Originally Published in The Herald-Mail

Wendell Cox Dec 22, 2002

Bringing to mind Herbert Hoover’s 1933 list of “do’s” and “don’ts” for the incoming Roosevelt administration, outgoing Maryland Transportation Secretary John D. Porcari continues to push for an increase in the state’s gasoline tax. Like FDR, the Ehrlich administration should ignore the advice. Maryland transportation policy suffers from fundamental flaws that require serious reform, not the raising of taxes.

Porcari, like his boss Parris Glendening, dogmatically clings to the belief that transit projects should receive a large portion of the Old Line State’s transportation funding even though they can serve only an extremely small percentage of transportation needs. Current state plans, for example, call for spending approximately 50 percent of transportation money on transit. That would be fine if transit represented 50 percent of travel in the state. It might even be fine if there were some credible vision that transit ridership might increase to the point that it represents 50 percent of travel. But anyone who has such a vision is suffering a wild hallucination.

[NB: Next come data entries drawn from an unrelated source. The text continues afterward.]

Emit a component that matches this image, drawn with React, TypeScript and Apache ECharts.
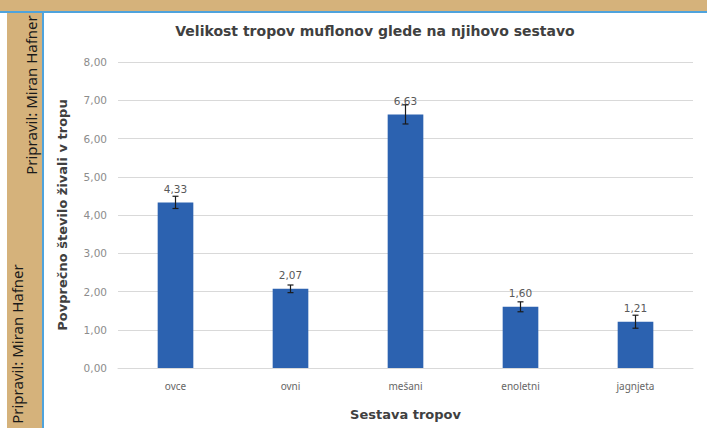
import React, { useEffect, useRef } from "react";
import * as echarts from "echarts";

const categories = ["ovce", "ovni", "mešani", "enoletni", "jagnjeta"];
const values = [4.33, 2.07, 6.63, 1.6, 1.21];
const errors = [0.16, 0.1, 0.25, 0.13, 0.17];
const yTicks = { min: 0, max: 8, interval: 1 };

const titleText = "Velikost tropov muflonov glede na njihovo sestavo";
const yTitle = "Povprečno število živali v tropu";
const xTitle = "Sestava tropov";
const credit = "Pripravil: Miran Hafner";

const fmt = (v: number) => v.toFixed(2).replace(".", ",");

export default function App() {
  const ref = useRef<HTMLDivElement>(null);
  useEffect(() => {
    if (!ref.current) return;
    const chart = echarts.init(ref.current, null, { renderer: "svg" });
    const tan = "#d5b27b";
    const blue = "#4fa3dc";
    chart.setOption({
      animation: false,
      backgroundColor: "#ffffff",
      grid: { left: 118, right: 14, top: 62, bottom: 60 },
      xAxis: {
        type: "category",
        data: categories,
        axisTick: { show: false },
        axisLine: { lineStyle: { color: "#d9d9d9", width: 1 } },
        axisLabel: { color: "#666666", fontSize: 10, margin: 13, fontFamily: "Noto Sans" },
        name: xTitle,
        nameLocation: "middle",
        nameGap: 40,
        nameTextStyle: { color: "#404040", fontSize: 13, fontWeight: "bold", fontFamily: "DejaVu Sans" },
      },
      yAxis: {
        type: "value",
        min: yTicks.min,
        max: yTicks.max,
        interval: yTicks.interval,
        axisLine: { show: false },
        axisTick: { show: false },
        splitLine: { lineStyle: { color: "#d9d9d9", width: 1 } },
        axisLabel: { color: "#8c8c8c", fontSize: 10.5, margin: 11, formatter: (v: number) => fmt(v), fontFamily: "DejaVu Sans" },
        name: yTitle,
        nameLocation: "middle",
        nameGap: 49,
        nameRotate: 90,
        nameTextStyle: { color: "#404040", fontSize: 13, fontWeight: "bold", fontFamily: "DejaVu Sans" },
      },
      series: [
        {
          type: "bar",
          data: values,
          barWidth: "31%",
          itemStyle: { color: "#2c62b0" },
          label: {
            show: true,
            position: "top",
            distance: 8,
            color: "#595959",
            fontSize: 10.5,
            fontFamily: "DejaVu Sans",
            formatter: (p: any) => fmt(p.value),
          },
        },
        {
          type: "custom",
          z: 10,
          data: values.map((v, i) => [i, v - errors[i], v + errors[i]]),
          renderItem: (params: any, api: any) => {
            const x = api.value(0);
            const lo = api.coord([x, api.value(1)]);
            const hi = api.coord([x, api.value(2)]);
            const h = 3;
            const st = { stroke: "#1a1a1a", lineWidth: 1.2 };
            return {
              type: "group",
              children: [
                { type: "line", shape: { x1: hi[0], y1: hi[1], x2: lo[0], y2: lo[1] }, style: st },
                { type: "line", shape: { x1: hi[0] - h, y1: hi[1], x2: hi[0] + h, y2: hi[1] }, style: st },
                { type: "line", shape: { x1: lo[0] - h, y1: lo[1], x2: lo[0] + h, y2: lo[1] }, style: st },
              ],
            };
          },
        },
      ],
      graphic: [
        { type: "rect", left: 0, top: 0, shape: { width: 707, height: 11 }, style: { fill: tan }, z: 100 },
        { type: "rect", left: 0, top: 11, shape: { width: 707, height: 2 }, style: { fill: blue }, z: 100 },
        { type: "rect", left: 7, top: 13, shape: { width: 35, height: 415 }, style: { fill: tan }, z: 100 },
        { type: "rect", left: 42, top: 13, shape: { width: 2, height: 415 }, style: { fill: blue }, z: 100 },
        {
          type: "text",
          x: 31,
          y: 95,
          rotation: Math.PI / 2,
          z: 101,
          style: {
            text: credit,
            fill: "#1a1a1a",
            font: "15px 'Noto Sans'",
            textAlign: "center",
            textVerticalAlign: "middle",
          },
        },
        {
          type: "text",
          x: 17,
          y: 344,
          rotation: Math.PI / 2,
          z: 101,
          style: {
            text: credit,
            fill: "#1a1a1a",
            font: "15px 'Noto Sans'",
            textAlign: "center",
            textVerticalAlign: "middle",
          },
        },
        {
          type: "text",
          x: 375,
          y: 31,
          z: 50,
          style: {
            text: titleText,
            fill: "#404040",
            font: "bold 14px 'DejaVu Sans'",
            textAlign: "center",
            textVerticalAlign: "middle",
          },
        },
      ],
    });
    return () => chart.dispose();
  }, []);
  return (
    <div
      ref={ref}
      style={{ position: "fixed", left: 0, top: 0, width: 707, height: 428 }}
    />
  );
}
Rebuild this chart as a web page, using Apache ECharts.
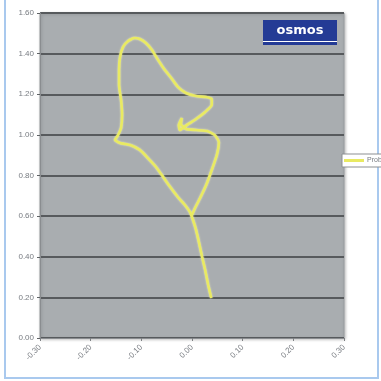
<!DOCTYPE html>
<html>
<head>
<meta charset="utf-8">
<script src="https://cdn.jsdelivr.net/npm/echarts@6/dist/echarts.min.js"></script>
<style>
  html, body { margin: 0; padding: 0; background: #ffffff; }
  #chart { width: 381px; height: 381px; }
</style>
</head>
<body>
<div id="chart"></div>
<script>
// Probe trace: horizontal displacement (x) vs vertical reading (y)
const traceX = [0.038, 0.032, 0.026, 0.020, 0.014, 0.008, 0.002, -0.004, -0.014, -0.028,
  -0.043, -0.057, -0.071, -0.087, -0.103, -0.122, -0.142, -0.152, -0.146, -0.140,
  -0.138, -0.140, -0.144, -0.144, -0.142, -0.136, -0.126, -0.114, -0.103, -0.091,
  -0.079, -0.067, -0.055, -0.041, -0.028, -0.012, 0.008, 0.028, 0.039, 0.039,
  0.026, 0.008, -0.010, -0.024, -0.026, -0.020, -0.022, -0.012, 0.008, 0.030,
  0.045, 0.053, 0.049, 0.039, 0.028, 0.016, 0.006, 0.000];
const traceY = [0.197, 0.261, 0.335, 0.399, 0.468, 0.532, 0.581, 0.620, 0.655, 0.694,
  0.743, 0.793, 0.842, 0.886, 0.926, 0.950, 0.960, 0.975, 0.999, 1.034,
  1.098, 1.172, 1.246, 1.319, 1.383, 1.433, 1.462, 1.477, 1.472, 1.452,
  1.418, 1.369, 1.324, 1.280, 1.236, 1.206, 1.191, 1.186, 1.177, 1.147,
  1.113, 1.078, 1.049, 1.024, 1.049, 1.083, 1.054, 1.029, 1.024, 1.019,
  0.999, 0.965, 0.901, 0.827, 0.753, 0.689, 0.640, 0.606];
const seriesName = 'Probe';
const logoText = 'osmos';

const points = traceX.map((x, i) => [x, traceY[i]]);

const chart = echarts.init(document.getElementById('chart'), null, { renderer: 'canvas' });

const labelStyle = {
  color: '#777b80',
  fontFamily: 'Liberation Sans, Arial, sans-serif',
  fontSize: 8
};

chart.setOption({
  backgroundColor: '#ffffff',
  animation: false,
  grid: {
    left: 40, right: 37, top: 13, bottom: 43,
    show: true,
    backgroundColor: '#a9adb0',
    borderColor: '#9a9ea1',
    borderWidth: 1,
    shadowColor: 'rgba(0,0,0,0.25)',
    shadowBlur: 3,
    shadowOffsetX: 1,
    shadowOffsetY: 1
  },
  legend: {
    show: true,
    left: 342,
    top: 154,
    orient: 'vertical',
    itemWidth: 20,
    itemHeight: 3,
    itemGap: 0,
    padding: [3, 6, 3, 2],
    borderColor: '#8c8f92',
    borderWidth: 1,
    backgroundColor: '#ffffff',
    textStyle: Object.assign({}, labelStyle, { fontSize: 7, padding: [0, 0, 0, -2] }),
    data: [{ name: seriesName, icon: 'rect' }]
  },
  xAxis: {
    type: 'value',
    min: -0.3,
    max: 0.3,
    interval: 0.1,
    axisLine: { show: true, onZero: false, lineStyle: { color: '#8a8d90', width: 1 } },
    axisTick: { show: true, length: 3, lineStyle: { color: '#7d8083' } },
    splitLine: { show: false },
    axisLabel: Object.assign({}, labelStyle, {
      rotate: 45,
      margin: 8,
      formatter: v => v.toFixed(2)
    })
  },
  yAxis: {
    type: 'value',
    min: 0,
    max: 1.6,
    interval: 0.2,
    axisLine: { show: true, onZero: false, lineStyle: { color: '#8a8d90', width: 1 } },
    axisTick: { show: true, length: 3, lineStyle: { color: '#5f6265' } },
    splitLine: { show: true, lineStyle: { color: '#575a5d', width: 2 } },
    axisLabel: Object.assign({}, labelStyle, {
      margin: 6,
      formatter: v => v.toFixed(2)
    })
  },
  series: [{
    name: seriesName,
    type: 'line',
    data: points,
    showSymbol: false,
    smooth: 0.15,
    color: '#e9ea62',
    lineStyle: {
      color: '#e9ea62',
      width: 2.6,
      shadowColor: 'rgba(250,250,190,0.8)',
      shadowBlur: 2
    },
    z: 3
  }],
  graphic: [
    // light blue frame around the chart
    {
      type: 'polyline',
      shape: { points: [[5, 0], [5, 378], [378, 378], [378, 0]] },
      style: { stroke: '#a9c9ee', lineWidth: 2, fill: null },
      silent: true
    },
    // logo badge
    {
      type: 'group',
      left: 263,
      top: 20,
      children: [
        { type: 'rect', shape: { x: 0, y: 0, width: 74, height: 25 }, style: { fill: '#243b95' } },
        { type: 'rect', shape: { x: 0, y: 21, width: 74, height: 1 }, style: { fill: '#ffffff' } },
        {
          type: 'text',
          style: {
            x: 37, y: 11, text: logoText, fill: '#ffffff',
            font: 'bold 13px "DejaVu Sans", Arial, sans-serif',
            align: 'center', verticalAlign: 'middle'
          }
        }
      ]
    }
  ]
});
</script>
</body>
</html>
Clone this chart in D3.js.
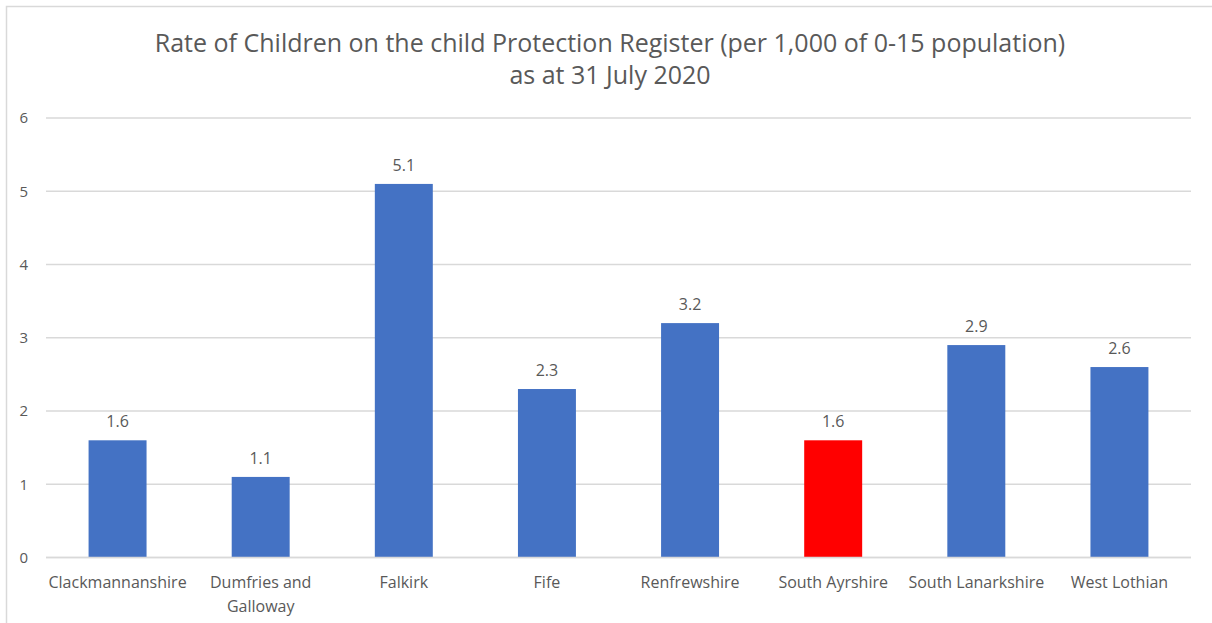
<!DOCTYPE html>
<html>
<head>
<meta charset="utf-8">
<script src="https://cdn.jsdelivr.net/npm/d3@7"></script>
<style>
  html, body { margin: 0; padding: 0; background: #fff; }
  svg { display: block; }
  text { font-family: "Open Sans", "Noto Sans", sans-serif; fill: #595959; }
</style>
</head>
<body>
<svg id="chart" width="1212" height="623"></svg>
<script>
const categories = ["Clackmannanshire", "Dumfries and Galloway", "Falkirk", "Fife",
  "Renfrewshire", "South Ayrshire", "South Lanarkshire", "West Lothian"];
const rates = [1.6, 1.1, 5.1, 2.3, 3.2, 1.6, 2.9, 2.6];
const highlighted = ["South Ayrshire"];
const yTicks = [0, 1, 2, 3, 4, 5, 6];
const titleLines = ["Rate of Children on the child Protection Register (per 1,000 of 0-15 population)",
  "as at 31 July 2020"];

const svg = d3.select("#chart");
const W = 1212, H = 623;
const margin = { left: 46, right: 21, top: 118, bottom: 65.5 };

// chart frame
svg.append("rect")
  .attr("x", 6.5).attr("y", 6.5)
  .attr("width", W + 10).attr("height", H + 10)
  .attr("fill", "#fff").attr("stroke", "#d9d9d9").attr("stroke-width", 1.5);

const x = d3.scaleBand()
  .domain(categories)
  .range([margin.left, W - margin.right])
  .paddingInner(0.595)
  .paddingOuter(0.2975);

const y = d3.scaleLinear()
  .domain([0, 6])
  .range([H - margin.bottom, margin.top]);

// gridlines
svg.append("g")
  .selectAll("line")
  .data(yTicks)
  .join("line")
  .attr("x1", margin.left).attr("x2", W - margin.right)
  .attr("y1", d => y(d)).attr("y2", d => y(d))
  .attr("stroke", "#d9d9d9").attr("stroke-width", 1.5);

// y axis labels
const yAxis = d3.axisLeft(y).tickValues(yTicks).tickSize(0).tickPadding(0).tickFormat(d3.format("d"));
const yg = svg.append("g")
  .attr("transform", `translate(${margin.left - 18},0)`)
  .call(yAxis);
yg.select(".domain").remove();
yg.selectAll("text")
  .style("font-family", "'Open Sans', 'Noto Sans', sans-serif")
  .style("font-size", "15px").attr("fill", "#595959");

// bars
svg.append("g")
  .selectAll("rect")
  .data(categories)
  .join("rect")
  .attr("x", d => x(d))
  .attr("width", x.bandwidth())
  .attr("y", (d, i) => y(rates[i]))
  .attr("height", (d, i) => y(0) - y(rates[i]))
  .attr("fill", d => highlighted.includes(d) ? "#ff0000" : "#4472c4");

// baseline over bars
svg.append("line")
  .attr("x1", margin.left).attr("x2", W - margin.right)
  .attr("y1", y(0)).attr("y2", y(0))
  .attr("stroke", "#d9d9d9").attr("stroke-width", 1.5);

// value labels
svg.append("g")
  .selectAll("text")
  .data(categories)
  .join("text")
  .attr("x", d => x(d) + x.bandwidth() / 2)
  .attr("y", (d, i) => y(rates[i]) - 13)
  .attr("text-anchor", "middle")
  .style("font-size", "16px")
  .text((d, i) => rates[i].toFixed(1));

// category labels, wrapped to the band
const wrapWidth = x.step() - 4;
const catG = svg.append("g");
categories.forEach(c => {
  const cx = x(c) + x.bandwidth() / 2;
  const t = catG.append("text")
    .attr("x", cx)
    .attr("y", y(0) + 30)
    .attr("text-anchor", "middle")
    .style("font-size", "16px");
  const words = c.split(" ");
  let line = [];
  let tspan = t.append("tspan").attr("x", cx).attr("dy", 0);
  words.forEach(w => {
    line.push(w);
    tspan.text(line.join(" "));
    if (tspan.node().getComputedTextLength() > wrapWidth && line.length > 1) {
      line.pop();
      tspan.text(line.join(" "));
      line = [w];
      tspan = t.append("tspan").attr("x", cx).attr("dy", "1.5em").text(w);
    }
  });
});

// title
svg.append("g")
  .selectAll("text")
  .data(titleLines)
  .join("text")
  .attr("x", 610)
  .attr("y", (d, i) => 52 + i * 32)
  .attr("text-anchor", "middle")
  .style("font-size", "25px")
  .text(d => d);
</script>
</body>
</html>
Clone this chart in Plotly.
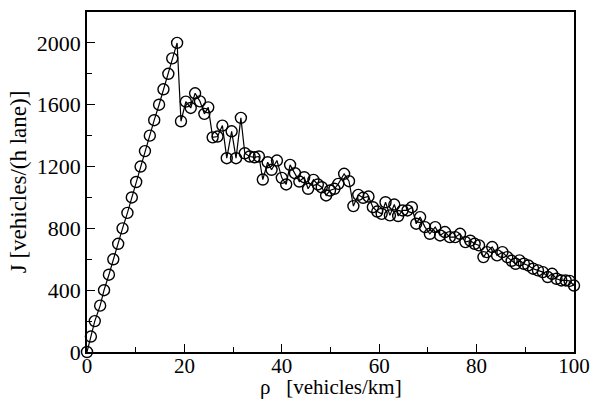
import plotly.graph_objects as go

# Linear (free-flow) branch
rho_free = [0, 0.8, 1.6, 2.7, 3.5, 4.5, 5.4, 6.4, 7.3, 8.3, 9.2, 10.1, 11.0,
            11.9, 12.9, 13.8, 14.8, 15.7, 16.7, 17.5, 18.5]
J_free = [0, 100, 200, 300, 400, 500, 600, 700, 800, 900, 1000, 1100, 1200,
          1300, 1400, 1500, 1600, 1700, 1800, 1900, 2000]

# Congested branch
rho_cong = [19.3, 20.3, 21.3, 22.2, 23.2, 24.1, 24.9, 25.8, 26.8, 27.8, 28.7, 29.7,
            30.6, 31.6, 32.4, 33.4, 34.4, 35.3, 36.1, 37.1, 37.9, 39.0, 40.0, 40.9,
            41.7, 42.7, 43.6, 44.6, 45.4, 46.5, 47.4, 48.2, 49.1, 49.9, 50.8, 51.6,
            52.8, 53.8, 54.7, 55.7, 56.7, 57.8, 58.7, 59.6, 60.5, 61.3, 62.2, 63.1,
            63.9, 64.8, 65.8, 66.7, 67.6, 68.4, 69.4, 70.4, 71.5, 72.5, 73.5, 74.5,
            75.6, 76.6, 77.7, 78.7, 79.6, 80.5, 81.4, 82.1, 83.2, 84.2, 85.3, 86.3,
            87.2, 88.0, 88.8, 89.7, 90.6, 91.6, 92.6, 93.6, 94.6, 95.5, 96.4, 97.4,
            98.3, 99.1, 100.0]
J_cong = [1493, 1620, 1579, 1674, 1622, 1541, 1583, 1389, 1394, 1465, 1254, 1428,
          1254, 1515, 1286, 1265, 1260, 1265, 1116, 1228, 1179, 1239, 1127, 1084,
          1211, 1157, 1103, 1131, 1056, 1114, 1084, 1066, 1013, 1045, 1056, 1088,
          1153, 1105, 944, 1017, 998, 1006, 937, 909, 894, 969, 884, 954,
          880, 916, 916, 937, 830, 873, 808, 765, 808, 754, 776, 743,
          743, 765, 711, 720, 700, 690, 614, 646, 679, 625, 646, 614,
          590, 571, 593, 571, 560, 539, 528, 517, 485, 506, 474, 463,
          463, 460, 430]

rho = rho_free + rho_cong
J = J_free + J_cong

x_ticks = [0, 20, 40, 60, 80, 100]
y_ticks = [0, 400, 800, 1200, 1600, 2000]
x_title = "ρ   [vehicles/km]"
y_title = "J [vehicles/(h lane)]"

font_family = "Liberation Serif"

fig = go.Figure()
fig.add_trace(go.Scatter(
    x=rho, y=J, mode="lines+markers",
    line=dict(color="black", width=1.2),
    marker=dict(symbol="circle-open", size=11, color="black",
                line=dict(color="black", width=1.4)),
    cliponaxis=False,
    showlegend=False,
))

axis_common = dict(
    showgrid=False, zeroline=False, automargin=False,
    showline=True, linecolor="black", linewidth=1.5, mirror=True,
    ticks="inside", ticklen=8, tickwidth=1.2, tickcolor="black",
    ticklabeloverflow="allow",
)

fig.update_xaxes(
    range=[0, 100], tickvals=x_ticks,
    minor=dict(ticks="inside", dtick=10, ticklen=5, tickwidth=1.2, tickcolor="black"),
    tickfont=dict(family=font_family, size=21, color="black"),
    ticklabelstandoff=-6,
    **axis_common,
)
fig.update_yaxes(
    range=[0, 2200], tickvals=y_ticks,
    minor=dict(ticks="inside", dtick=200, ticklen=5, tickwidth=1.2, tickcolor="black"),
    tickfont=dict(family=font_family, size=22, color="black"),
    title=dict(text=y_title, font=dict(family=font_family, size=23, color="black"),
               standoff=4),
    **axis_common,
)

# x-axis title placed just below the tick labels
fig.add_annotation(
    text=x_title, xref="paper", yref="paper", x=0.5, y=0,
    xanchor="center", yanchor="middle", yshift=-35, showarrow=False,
    font=dict(family=font_family, size=21, color="black"),
)

fig.update_layout(
    width=590, height=399,
    margin=dict(l=87, r=16, t=12, b=47),
    paper_bgcolor="white", plot_bgcolor="white",
    font=dict(family=font_family, color="black"),
)

# Remove the default page margin so the figure fills the window exactly.
fig.write_html(
    "out.html",
    config={"displayModeBar": False},
    post_script="document.body.style.margin='0';document.body.style.overflow='hidden';",
)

Today, transit represents less than two percent of travel in Maryland. That means that, for every mile of travel, the state is spending at least 50 times as much on transit as highways. And that is after the billions of dollars that have already been spent on the Washington area Metro subway system, the MARC commuter rail system, and the Baltimore subway and light rail system. Yet, despite all of that hyper-expensive infrastructure, 2000 U.S. Census data indicate that transit’s share of work trips has declined in both Baltimore and Washington since before the new rail systems were built.

That should prompt us to ask, Why are transit riders so favored that they receive 50 times more financial support than people who drive or ride in carpools? The answer to that is Glendening’s dogmatic view of transportation. To him, the automobile is the Great Satan; a dollar spent on transit is virtuous, one spent on highways is evil.

While Baltimore and Washington were building their rail transit systems, 99 percent of new travel in Maryland was by personal vehicle. Roadway expansion did not keep up, not least because of the politicized process that the Glendening administration used to dole out transportation money to powerful special interests. Unless that process is dismantled and transportation money is spent in a way that benefits all Marylanders, the already-gridlocked roads will grow worse.

The first thing that the new Ehrlich administration and the General Assembly need to understand is that roadways are vital to this area’s transportation needs. There is no way that any significant portion of future roadway demand can be addressed by transit. Hence, Maryland’s overburdened highways need to be improved and, in several key places, expanded. Some new roads need to be built. Better traffic management is needed. To keep Maryland moving means keeping traffic moving, and getting it moving where it is stopped.
That is a gargantuan task, and in order to complete it the state must first depoliticize transportation. Roadway improvements should not be funded by winking and nodding politicians, but by the people who use the roads – that is, by tolls. A regional high-occupancy toll lane system – fashioned after the extremely successful Route 91 high occupancy toll lane in Orange County, Calif. -- would go a long way to providing the additional capacity that could get traffic moving on the area’s freeways. The private sector is capable of developing such systems and should be unleashed as new capacity is commercialized. There is already a private firm proposal for adding toll lanes to the Capital Beltway.

The Department of Transportation’s role should be limited to granting and supervising franchises, as it figures out how to reorient its distorted funding priorities. The department definitely should not be given more tax money to be spent on projects selected for their political benefit, not their transportation benefit.

Maryland’s Transportation Department has worked hard to earn residents’ distrust. It is time to replace dogma with pragmatics.

Wendell Cox is an adjunct scholar of the Maryland Public Policy Institute (www.mdpolicy.org) and is principal of Wendell Cox Consultancy in St. Louis, a transportation and demographics firm.